_SET EXERCISE_. Extract every entry word for word. Skip the pictures.

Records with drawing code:
* * * *

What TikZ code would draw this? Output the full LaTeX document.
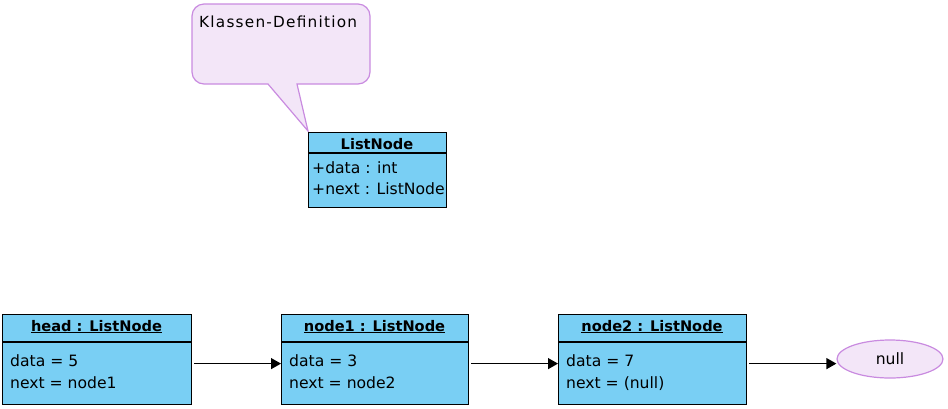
\documentclass[tikz,border=0pt]{standalone}
\usepackage{fontspec}
\setmainfont{DejaVu Sans}
\newfontfamily\spacedfont[LetterSpace=8]{DejaVu Sans}
\usetikzlibrary{arrows.meta,shapes.geometric}
\definecolor{boxblue}{HTML}{79CFF4}
\definecolor{notefill}{HTML}{F3E6F8}
\definecolor{notedraw}{HTML}{C98BE0}
\tikzset{
  objbox/.style={draw=black, line width=1.2pt, fill=boxblue, rectangle, anchor=north west, inner sep=0pt},
  txt/.style={font=\fontsize{15.6}{22}\selectfont, inner sep=0pt, anchor=base west},
  ttl/.style={font=\fontsize{14.6}{22}\selectfont\bfseries, inner sep=0pt, anchor=base},
  link/.style={line width=1.2pt, -{Triangle[length=10pt,width=11pt]}},
  sep/.style={line width=1.2pt}
}
\begin{document}
\begin{tikzpicture}[x=1pt,y=-1pt]
\useasboundingbox (0,0) rectangle (948,408);
% callout note
\draw[fill=notefill, draw=notedraw, line width=1.2pt]
  (204,4) -- (358,4) .. controls (364.6,4) and (370,9.4) .. (370,16)
  -- (370,72) .. controls (370,78.6) and (364.6,84) .. (358,84)
  -- (297,84) -- (308,131) -- (268,84)
  -- (204,84) .. controls (197.4,84) and (192,78.6) .. (192,72)
  -- (192,16) .. controls (192,9.4) and (197.4,4) .. (204,4) -- cycle;
\node[inner sep=0pt, anchor=base west, font=\fontsize{15.3}{18}\selectfont\spacedfont] (notetext) at (199,27) {Klassen-Definition};
% class box
\node[objbox, minimum width=138pt, minimum height=75pt] (cls) at (308,132) {};
\draw[sep] (cls.west |- 0,153) coordinate (cs1) -- (cls.east |- 0,153) coordinate (cs2);
\node[ttl] (clsname) at (377,149) {ListNode};
\node[txt] (attr1) at (312,173) {+data : int};
\node[txt] (attr2) at (312,194) {+next : ListNode};
% object boxes
\node[objbox, minimum width=189pt, minimum height=90pt] (head) at (2,314) {};
\node[objbox, minimum width=187pt, minimum height=90pt] (n1) at (281,314) {};
\node[objbox, minimum width=188pt, minimum height=90pt] (n2) at (558,314) {};
\foreach \b in {head,n1,n2}{
  \draw[sep] (\b.west |- 0,342) -- (\b.east |- 0,342);
}
\node[ttl] (headt) at (96.5,331) {\underline{head : ListNode}};
\node[ttl] (n1t) at (374.5,331) {\underline{node1 : ListNode}};
\node[ttl] (n2t) at (652,331) {\underline{node2 : ListNode}};
\node[txt] (hd) at (10,366) {data = 5};
\node[txt] (hn) at (10,388) {next = node1};
\node[txt] (n1d) at (289,366) {data = 3};
\node[txt] (n1n) at (289,388) {next = node2};
\node[txt] (n2d) at (566,366) {data = 7};
\node[txt] (n2n) at (566,388) {next = (null)};
% null ellipse
\node[ellipse, draw=notedraw, fill=notefill, line width=1.2pt, minimum width=106pt, minimum height=38pt, inner sep=0pt, font=\fontsize{15.6}{18}\selectfont] (null) at (890,359) {null};
% links
\coordinate (s1) at ([xshift=2pt,yshift=-4pt]head.east);
\coordinate (s2) at ([xshift=2pt,yshift=-4pt]n1.east);
\coordinate (s3) at ([xshift=2pt,yshift=-4pt]n2.east);
\draw[link] (s1) -- (s1 -| n1.west);
\draw[link] (s2) -- (s2 -| n2.west);
\draw[link] (s3) -- (s3 -| null.west);
\end{tikzpicture}
\end{document}
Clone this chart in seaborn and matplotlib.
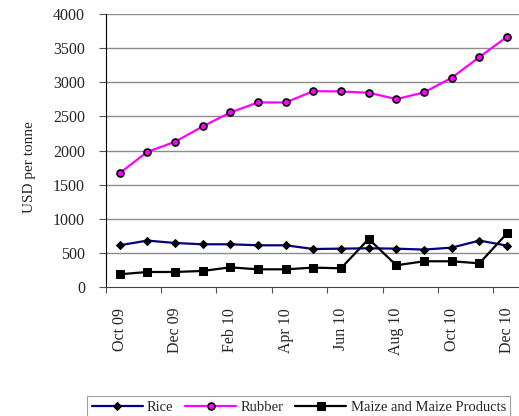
import pandas as pd
import seaborn as sns
import matplotlib.pyplot as plt

meses = ["Oct 09", "Nov 09", "Dec 09", "Jan 10", "Feb 10", "Mar 10", "Apr 10", "May 10",
         "Jun 10", "Jul 10", "Aug 10", "Sep 10", "Oct 10", "Nov 10", "Dec 10"]
rice = [611, 680, 645, 626, 626, 611, 611, 557, 562, 567, 562, 548, 577, 680, 606]
rubber = [1667, 1980, 2127, 2352, 2557, 2704, 2704, 2870, 2865, 2846, 2753, 2851, 3066, 3369, 3667]
maize = [186, 220, 220, 235, 288, 259, 259, 284, 274, 704, 318, 377, 377, 347, 787]
y_ticks = [0, 500, 1000, 1500, 2000, 2500, 3000, 3500, 4000]

sns.set_style("white")
plt.rcParams['font.family'] = ['Liberation Serif', 'DejaVu Serif']

df = pd.DataFrame({"Mes": meses, "Rice": rice, "Rubber": rubber,
                   "Maize and Maize Products": maize})

fig = plt.figure(figsize=(5.19, 4.16), dpi=100)
ax = fig.add_axes([0.2037, 0.3101, 0.80, 0.6562])

# linhas de grade horizontais
for y_ in y_ticks[1:]:
    ax.axhline(y_, color="#8c8c8c", linewidth=1, zorder=0)

sns.lineplot(data=df, x="Mes", y="Rice", ax=ax, color="#000080", linewidth=1.6,
             marker="D", markersize=4, markerfacecolor="black", markeredgecolor="black",
             label="Rice", sort=False)
sns.lineplot(data=df, x="Mes", y="Rubber", ax=ax, color="#ff00ff", linewidth=1.6,
             marker="o", markersize=5, markerfacecolor="#ff00ff", markeredgecolor="black",
             markeredgewidth=1.2, label="Rubber", sort=False)
sns.lineplot(data=df, x="Mes", y="Maize and Maize Products", ax=ax, color="black",
             linewidth=1.6, marker="s", markersize=5.5, markerfacecolor="black",
             markeredgecolor="black", label="Maize and Maize Products", sort=False)

ax.set_ylim(0, 4000)
ax.set_yticks(y_ticks)
ax.set_xlim(-0.5, len(meses) - 0.5)
ax.set_xticks(range(0, len(meses), 2))
ax.set_xticklabels(meses[::2], rotation=90, fontsize=11.5)
ax.set_xticks([i - 0.5 for i in range(0, len(meses), 2)], minor=True)
ax.tick_params(axis="x", which="major", length=0, pad=15)
ax.tick_params(axis="x", which="minor", length=4, width=0.8, color="#555555", bottom=True)
ax.tick_params(axis="y", length=5, width=0.8, color="#555555", left=True, labelsize=11.5, pad=10)
ax.set_xlabel("")
ax.set_ylabel("USD per tonne", fontsize=11)
ax.yaxis.set_label_coords(-0.168, 0.44)

for lado in ["top", "right"]:
    ax.spines[lado].set_visible(False)
ax.spines["left"].set_color("black")
ax.spines["bottom"].set_color("#444444")

ax.get_legend().remove()
handles, labels = ax.get_legend_handles_labels()
leg = fig.legend(handles, labels, loc="upper left", bbox_to_anchor=(0.168, 0.048),
                 ncol=3, frameon=True, fancybox=False, fontsize=10.5,
                 handlelength=3.5, handletextpad=0.3, columnspacing=0.8,
                 borderpad=0.3, borderaxespad=0)
leg.get_frame().set_edgecolor("#888888")
leg.get_frame().set_linewidth(0.8)

fig.savefig("out.png", dpi=100)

* * * *

_EXPECTED ANSWER_.
What TikZ code would draw this? Output the full LaTeX document.
\documentclass[tikz,border=0pt]{standalone}
\usepackage{fontspec}
\setmainfont{DejaVu Sans}
\newfontfamily\spacedfont[LetterSpace=8]{DejaVu Sans}
\usetikzlibrary{arrows.meta,shapes.geometric}
\definecolor{boxblue}{HTML}{79CFF4}
\definecolor{notefill}{HTML}{F3E6F8}
\definecolor{notedraw}{HTML}{C98BE0}
\tikzset{
  objbox/.style={draw=black, line width=1.2pt, fill=boxblue, rectangle, anchor=north west, inner sep=0pt},
  txt/.style={font=\fontsize{15.6}{22}\selectfont, inner sep=0pt, anchor=base west},
  ttl/.style={font=\fontsize{14.6}{22}\selectfont\bfseries, inner sep=0pt, anchor=base},
  link/.style={line width=1.2pt, -{Triangle[length=10pt,width=11pt]}},
  sep/.style={line width=1.2pt}
}
\begin{document}
\begin{tikzpicture}[x=1pt,y=-1pt]
\useasboundingbox (0,0) rectangle (948,408);
% callout note
\draw[fill=notefill, draw=notedraw, line width=1.2pt]
  (204,4) -- (358,4) .. controls (364.6,4) and (370,9.4) .. (370,16)
  -- (370,72) .. controls (370,78.6) and (364.6,84) .. (358,84)
  -- (297,84) -- (308,131) -- (268,84)
  -- (204,84) .. controls (197.4,84) and (192,78.6) .. (192,72)
  -- (192,16) .. controls (192,9.4) and (197.4,4) .. (204,4) -- cycle;
\node[inner sep=0pt, anchor=base west, font=\fontsize{15.3}{18}\selectfont\spacedfont] (notetext) at (199,27) {Klassen-Definition};
% class box
\node[objbox, minimum width=138pt, minimum height=75pt] (cls) at (308,132) {};
\draw[sep] (cls.west |- 0,153) coordinate (cs1) -- (cls.east |- 0,153) coordinate (cs2);
\node[ttl] (clsname) at (377,149) {ListNode};
\node[txt] (attr1) at (312,173) {+data : int};
\node[txt] (attr2) at (312,194) {+next : ListNode};
% object boxes
\node[objbox, minimum width=189pt, minimum height=90pt] (head) at (2,314) {};
\node[objbox, minimum width=187pt, minimum height=90pt] (n1) at (281,314) {};
\node[objbox, minimum width=188pt, minimum height=90pt] (n2) at (558,314) {};
\foreach \b in {head,n1,n2}{
  \draw[sep] (\b.west |- 0,342) -- (\b.east |- 0,342);
}
\node[ttl] (headt) at (96.5,331) {\underline{head : ListNode}};
\node[ttl] (n1t) at (374.5,331) {\underline{node1 : ListNode}};
\node[ttl] (n2t) at (652,331) {\underline{node2 : ListNode}};
\node[txt] (hd) at (10,366) {data = 5};
\node[txt] (hn) at (10,388) {next = node1};
\node[txt] (n1d) at (289,366) {data = 3};
\node[txt] (n1n) at (289,388) {next = node2};
\node[txt] (n2d) at (566,366) {data = 7};
\node[txt] (n2n) at (566,388) {next = (null)};
% null ellipse
\node[ellipse, draw=notedraw, fill=notefill, line width=1.2pt, minimum width=106pt, minimum height=38pt, inner sep=0pt, font=\fontsize{15.6}{18}\selectfont] (null) at (890,359) {null};
% links
\coordinate (s1) at ([xshift=2pt,yshift=-4pt]head.east);
\coordinate (s2) at ([xshift=2pt,yshift=-4pt]n1.east);
\coordinate (s3) at ([xshift=2pt,yshift=-4pt]n2.east);
\draw[link] (s1) -- (s1 -| n1.west);
\draw[link] (s2) -- (s2 -| n2.west);
\draw[link] (s3) -- (s3 -| null.west);
\end{tikzpicture}
\end{document}
Clone this chart in seaborn and matplotlib.
import pandas as pd
import seaborn as sns
import matplotlib.pyplot as plt

meses = ["Oct 09", "Nov 09", "Dec 09", "Jan 10", "Feb 10", "Mar 10", "Apr 10", "May 10",
         "Jun 10", "Jul 10", "Aug 10", "Sep 10", "Oct 10", "Nov 10", "Dec 10"]
rice = [611, 680, 645, 626, 626, 611, 611, 557, 562, 567, 562, 548, 577, 680, 606]
rubber = [1667, 1980, 2127, 2352, 2557, 2704, 2704, 2870, 2865, 2846, 2753, 2851, 3066, 3369, 3667]
maize = [186, 220, 220, 235, 288, 259, 259, 284, 274, 704, 318, 377, 377, 347, 787]
y_ticks = [0, 500, 1000, 1500, 2000, 2500, 3000, 3500, 4000]

sns.set_style("white")
plt.rcParams['font.family'] = ['Liberation Serif', 'DejaVu Serif']

df = pd.DataFrame({"Mes": meses, "Rice": rice, "Rubber": rubber,
                   "Maize and Maize Products": maize})

fig = plt.figure(figsize=(5.19, 4.16), dpi=100)
ax = fig.add_axes([0.2037, 0.3101, 0.80, 0.6562])

# linhas de grade horizontais
for y_ in y_ticks[1:]:
    ax.axhline(y_, color="#8c8c8c", linewidth=1, zorder=0)

sns.lineplot(data=df, x="Mes", y="Rice", ax=ax, color="#000080", linewidth=1.6,
             marker="D", markersize=4, markerfacecolor="black", markeredgecolor="black",
             label="Rice", sort=False)
sns.lineplot(data=df, x="Mes", y="Rubber", ax=ax, color="#ff00ff", linewidth=1.6,
             marker="o", markersize=5, markerfacecolor="#ff00ff", markeredgecolor="black",
             markeredgewidth=1.2, label="Rubber", sort=False)
sns.lineplot(data=df, x="Mes", y="Maize and Maize Products", ax=ax, color="black",
             linewidth=1.6, marker="s", markersize=5.5, markerfacecolor="black",
             markeredgecolor="black", label="Maize and Maize Products", sort=False)

ax.set_ylim(0, 4000)
ax.set_yticks(y_ticks)
ax.set_xlim(-0.5, len(meses) - 0.5)
ax.set_xticks(range(0, len(meses), 2))
ax.set_xticklabels(meses[::2], rotation=90, fontsize=11.5)
ax.set_xticks([i - 0.5 for i in range(0, len(meses), 2)], minor=True)
ax.tick_params(axis="x", which="major", length=0, pad=15)
ax.tick_params(axis="x", which="minor", length=4, width=0.8, color="#555555", bottom=True)
ax.tick_params(axis="y", length=5, width=0.8, color="#555555", left=True, labelsize=11.5, pad=10)
ax.set_xlabel("")
ax.set_ylabel("USD per tonne", fontsize=11)
ax.yaxis.set_label_coords(-0.168, 0.44)

for lado in ["top", "right"]:
    ax.spines[lado].set_visible(False)
ax.spines["left"].set_color("black")
ax.spines["bottom"].set_color("#444444")

ax.get_legend().remove()
handles, labels = ax.get_legend_handles_labels()
leg = fig.legend(handles, labels, loc="upper left", bbox_to_anchor=(0.168, 0.048),
                 ncol=3, frameon=True, fancybox=False, fontsize=10.5,
                 handlelength=3.5, handletextpad=0.3, columnspacing=0.8,
                 borderpad=0.3, borderaxespad=0)
leg.get_frame().set_edgecolor("#888888")
leg.get_frame().set_linewidth(0.8)

fig.savefig("out.png", dpi=100)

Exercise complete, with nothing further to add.